AIM
Return the listing below exactly, with the pictures dropped.

— begin —

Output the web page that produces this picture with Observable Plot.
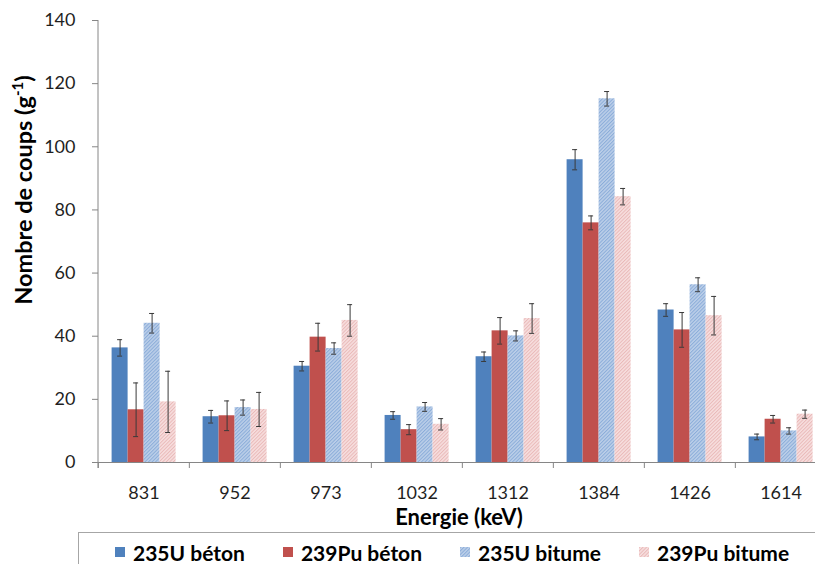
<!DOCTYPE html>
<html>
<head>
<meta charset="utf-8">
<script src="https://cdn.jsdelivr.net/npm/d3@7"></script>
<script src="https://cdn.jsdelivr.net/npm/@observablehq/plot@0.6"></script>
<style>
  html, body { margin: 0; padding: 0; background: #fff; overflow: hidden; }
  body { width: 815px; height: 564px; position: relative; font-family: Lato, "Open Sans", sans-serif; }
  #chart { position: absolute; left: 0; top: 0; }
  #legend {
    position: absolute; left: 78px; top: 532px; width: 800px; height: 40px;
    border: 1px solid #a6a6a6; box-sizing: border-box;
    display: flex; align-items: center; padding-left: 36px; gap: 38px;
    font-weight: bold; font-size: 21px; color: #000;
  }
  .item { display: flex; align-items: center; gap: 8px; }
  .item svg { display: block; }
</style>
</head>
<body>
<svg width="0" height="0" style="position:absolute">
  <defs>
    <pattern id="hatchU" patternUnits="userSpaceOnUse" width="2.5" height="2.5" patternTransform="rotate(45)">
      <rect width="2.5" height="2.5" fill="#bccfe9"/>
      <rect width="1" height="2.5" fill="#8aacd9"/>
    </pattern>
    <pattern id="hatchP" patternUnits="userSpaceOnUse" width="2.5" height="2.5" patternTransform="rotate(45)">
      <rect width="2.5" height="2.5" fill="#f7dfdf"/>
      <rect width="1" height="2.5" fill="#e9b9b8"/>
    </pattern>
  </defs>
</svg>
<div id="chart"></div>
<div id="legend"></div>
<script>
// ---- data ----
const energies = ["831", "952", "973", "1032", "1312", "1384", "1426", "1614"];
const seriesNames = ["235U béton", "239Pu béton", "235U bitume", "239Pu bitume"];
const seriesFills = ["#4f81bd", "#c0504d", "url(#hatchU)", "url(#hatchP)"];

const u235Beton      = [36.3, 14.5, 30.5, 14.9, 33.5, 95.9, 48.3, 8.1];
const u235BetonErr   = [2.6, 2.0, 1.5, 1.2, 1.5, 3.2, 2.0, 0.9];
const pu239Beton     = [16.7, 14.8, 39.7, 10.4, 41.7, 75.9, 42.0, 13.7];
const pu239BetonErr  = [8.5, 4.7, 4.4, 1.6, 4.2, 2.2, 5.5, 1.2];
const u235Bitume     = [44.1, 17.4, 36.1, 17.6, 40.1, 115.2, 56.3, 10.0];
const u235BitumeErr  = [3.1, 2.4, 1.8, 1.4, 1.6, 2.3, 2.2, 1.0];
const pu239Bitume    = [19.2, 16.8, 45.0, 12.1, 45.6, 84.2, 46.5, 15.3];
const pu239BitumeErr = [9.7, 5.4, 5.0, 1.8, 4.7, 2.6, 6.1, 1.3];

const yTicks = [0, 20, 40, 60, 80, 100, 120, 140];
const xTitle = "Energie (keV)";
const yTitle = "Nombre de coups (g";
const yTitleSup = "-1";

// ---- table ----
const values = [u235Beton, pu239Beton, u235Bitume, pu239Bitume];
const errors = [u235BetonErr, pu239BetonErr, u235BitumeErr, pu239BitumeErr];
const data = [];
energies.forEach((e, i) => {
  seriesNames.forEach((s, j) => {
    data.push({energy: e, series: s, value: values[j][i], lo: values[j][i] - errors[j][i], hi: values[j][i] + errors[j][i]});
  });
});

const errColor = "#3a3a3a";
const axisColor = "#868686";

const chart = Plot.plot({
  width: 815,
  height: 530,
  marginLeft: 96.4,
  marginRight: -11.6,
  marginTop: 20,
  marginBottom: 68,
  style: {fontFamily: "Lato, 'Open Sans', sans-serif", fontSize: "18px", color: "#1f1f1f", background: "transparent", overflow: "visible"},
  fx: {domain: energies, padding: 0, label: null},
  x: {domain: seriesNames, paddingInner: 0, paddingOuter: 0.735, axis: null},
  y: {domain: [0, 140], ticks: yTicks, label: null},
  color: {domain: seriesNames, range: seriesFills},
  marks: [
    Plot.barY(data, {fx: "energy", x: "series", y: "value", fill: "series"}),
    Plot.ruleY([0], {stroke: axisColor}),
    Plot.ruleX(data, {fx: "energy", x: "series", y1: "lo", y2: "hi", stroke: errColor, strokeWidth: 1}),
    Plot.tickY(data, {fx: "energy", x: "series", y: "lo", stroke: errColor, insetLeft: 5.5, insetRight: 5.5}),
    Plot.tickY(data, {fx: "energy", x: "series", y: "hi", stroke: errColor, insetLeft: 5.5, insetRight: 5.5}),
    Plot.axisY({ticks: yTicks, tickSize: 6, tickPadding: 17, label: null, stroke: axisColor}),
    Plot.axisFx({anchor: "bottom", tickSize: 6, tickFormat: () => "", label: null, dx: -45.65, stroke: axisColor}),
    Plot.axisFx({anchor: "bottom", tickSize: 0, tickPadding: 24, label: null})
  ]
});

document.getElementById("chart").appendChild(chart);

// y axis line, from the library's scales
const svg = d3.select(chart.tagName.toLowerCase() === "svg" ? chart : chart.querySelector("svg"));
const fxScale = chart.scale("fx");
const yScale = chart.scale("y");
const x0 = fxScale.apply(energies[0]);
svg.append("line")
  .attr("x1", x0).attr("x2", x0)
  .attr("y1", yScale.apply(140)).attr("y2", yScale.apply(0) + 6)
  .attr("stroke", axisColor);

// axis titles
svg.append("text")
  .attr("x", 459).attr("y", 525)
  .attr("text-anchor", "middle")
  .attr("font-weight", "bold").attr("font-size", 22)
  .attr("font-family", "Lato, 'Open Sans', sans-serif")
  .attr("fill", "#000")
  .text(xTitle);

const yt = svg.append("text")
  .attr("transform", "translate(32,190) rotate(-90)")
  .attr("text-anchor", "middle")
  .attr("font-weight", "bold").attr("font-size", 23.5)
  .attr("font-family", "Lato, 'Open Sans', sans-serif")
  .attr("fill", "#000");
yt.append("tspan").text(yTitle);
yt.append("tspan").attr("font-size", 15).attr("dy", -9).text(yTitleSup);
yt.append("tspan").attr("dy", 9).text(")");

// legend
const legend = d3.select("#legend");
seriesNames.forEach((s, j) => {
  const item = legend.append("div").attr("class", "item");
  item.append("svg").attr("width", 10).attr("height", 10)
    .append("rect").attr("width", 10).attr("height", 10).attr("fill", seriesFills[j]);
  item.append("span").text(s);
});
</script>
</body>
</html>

— end —

EXERCISE OUTPUT
Output the web page that produces this picture with Observable Plot.
<!DOCTYPE html>
<html>
<head>
<meta charset="utf-8">
<script src="https://cdn.jsdelivr.net/npm/d3@7"></script>
<script src="https://cdn.jsdelivr.net/npm/@observablehq/plot@0.6"></script>
<style>
  html, body { margin: 0; padding: 0; background: #fff; overflow: hidden; }
  body { width: 815px; height: 564px; position: relative; font-family: Lato, "Open Sans", sans-serif; }
  #chart { position: absolute; left: 0; top: 0; }
  #legend {
    position: absolute; left: 78px; top: 532px; width: 800px; height: 40px;
    border: 1px solid #a6a6a6; box-sizing: border-box;
    display: flex; align-items: center; padding-left: 36px; gap: 38px;
    font-weight: bold; font-size: 21px; color: #000;
  }
  .item { display: flex; align-items: center; gap: 8px; }
  .item svg { display: block; }
</style>
</head>
<body>
<svg width="0" height="0" style="position:absolute">
  <defs>
    <pattern id="hatchU" patternUnits="userSpaceOnUse" width="2.5" height="2.5" patternTransform="rotate(45)">
      <rect width="2.5" height="2.5" fill="#bccfe9"/>
      <rect width="1" height="2.5" fill="#8aacd9"/>
    </pattern>
    <pattern id="hatchP" patternUnits="userSpaceOnUse" width="2.5" height="2.5" patternTransform="rotate(45)">
      <rect width="2.5" height="2.5" fill="#f7dfdf"/>
      <rect width="1" height="2.5" fill="#e9b9b8"/>
    </pattern>
  </defs>
</svg>
<div id="chart"></div>
<div id="legend"></div>
<script>
// ---- data ----
const energies = ["831", "952", "973", "1032", "1312", "1384", "1426", "1614"];
const seriesNames = ["235U béton", "239Pu béton", "235U bitume", "239Pu bitume"];
const seriesFills = ["#4f81bd", "#c0504d", "url(#hatchU)", "url(#hatchP)"];

const u235Beton      = [36.3, 14.5, 30.5, 14.9, 33.5, 95.9, 48.3, 8.1];
const u235BetonErr   = [2.6, 2.0, 1.5, 1.2, 1.5, 3.2, 2.0, 0.9];
const pu239Beton     = [16.7, 14.8, 39.7, 10.4, 41.7, 75.9, 42.0, 13.7];
const pu239BetonErr  = [8.5, 4.7, 4.4, 1.6, 4.2, 2.2, 5.5, 1.2];
const u235Bitume     = [44.1, 17.4, 36.1, 17.6, 40.1, 115.2, 56.3, 10.0];
const u235BitumeErr  = [3.1, 2.4, 1.8, 1.4, 1.6, 2.3, 2.2, 1.0];
const pu239Bitume    = [19.2, 16.8, 45.0, 12.1, 45.6, 84.2, 46.5, 15.3];
const pu239BitumeErr = [9.7, 5.4, 5.0, 1.8, 4.7, 2.6, 6.1, 1.3];

const yTicks = [0, 20, 40, 60, 80, 100, 120, 140];
const xTitle = "Energie (keV)";
const yTitle = "Nombre de coups (g";
const yTitleSup = "-1";

// ---- table ----
const values = [u235Beton, pu239Beton, u235Bitume, pu239Bitume];
const errors = [u235BetonErr, pu239BetonErr, u235BitumeErr, pu239BitumeErr];
const data = [];
energies.forEach((e, i) => {
  seriesNames.forEach((s, j) => {
    data.push({energy: e, series: s, value: values[j][i], lo: values[j][i] - errors[j][i], hi: values[j][i] + errors[j][i]});
  });
});

const errColor = "#3a3a3a";
const axisColor = "#868686";

const chart = Plot.plot({
  width: 815,
  height: 530,
  marginLeft: 96.4,
  marginRight: -11.6,
  marginTop: 20,
  marginBottom: 68,
  style: {fontFamily: "Lato, 'Open Sans', sans-serif", fontSize: "18px", color: "#1f1f1f", background: "transparent", overflow: "visible"},
  fx: {domain: energies, padding: 0, label: null},
  x: {domain: seriesNames, paddingInner: 0, paddingOuter: 0.735, axis: null},
  y: {domain: [0, 140], ticks: yTicks, label: null},
  color: {domain: seriesNames, range: seriesFills},
  marks: [
    Plot.barY(data, {fx: "energy", x: "series", y: "value", fill: "series"}),
    Plot.ruleY([0], {stroke: axisColor}),
    Plot.ruleX(data, {fx: "energy", x: "series", y1: "lo", y2: "hi", stroke: errColor, strokeWidth: 1}),
    Plot.tickY(data, {fx: "energy", x: "series", y: "lo", stroke: errColor, insetLeft: 5.5, insetRight: 5.5}),
    Plot.tickY(data, {fx: "energy", x: "series", y: "hi", stroke: errColor, insetLeft: 5.5, insetRight: 5.5}),
    Plot.axisY({ticks: yTicks, tickSize: 6, tickPadding: 17, label: null, stroke: axisColor}),
    Plot.axisFx({anchor: "bottom", tickSize: 6, tickFormat: () => "", label: null, dx: -45.65, stroke: axisColor}),
    Plot.axisFx({anchor: "bottom", tickSize: 0, tickPadding: 24, label: null})
  ]
});

document.getElementById("chart").appendChild(chart);

// y axis line, from the library's scales
const svg = d3.select(chart.tagName.toLowerCase() === "svg" ? chart : chart.querySelector("svg"));
const fxScale = chart.scale("fx");
const yScale = chart.scale("y");
const x0 = fxScale.apply(energies[0]);
svg.append("line")
  .attr("x1", x0).attr("x2", x0)
  .attr("y1", yScale.apply(140)).attr("y2", yScale.apply(0) + 6)
  .attr("stroke", axisColor);

// axis titles
svg.append("text")
  .attr("x", 459).attr("y", 525)
  .attr("text-anchor", "middle")
  .attr("font-weight", "bold").attr("font-size", 22)
  .attr("font-family", "Lato, 'Open Sans', sans-serif")
  .attr("fill", "#000")
  .text(xTitle);

const yt = svg.append("text")
  .attr("transform", "translate(32,190) rotate(-90)")
  .attr("text-anchor", "middle")
  .attr("font-weight", "bold").attr("font-size", 23.5)
  .attr("font-family", "Lato, 'Open Sans', sans-serif")
  .attr("fill", "#000");
yt.append("tspan").text(yTitle);
yt.append("tspan").attr("font-size", 15).attr("dy", -9).text(yTitleSup);
yt.append("tspan").attr("dy", 9).text(")");

// legend
const legend = d3.select("#legend");
seriesNames.forEach((s, j) => {
  const item = legend.append("div").attr("class", "item");
  item.append("svg").attr("width", 10).attr("height", 10)
    .append("rect").attr("width", 10).attr("height", 10).attr("fill", seriesFills[j]);
  item.append("span").text(s);
});
</script>
</body>
</html>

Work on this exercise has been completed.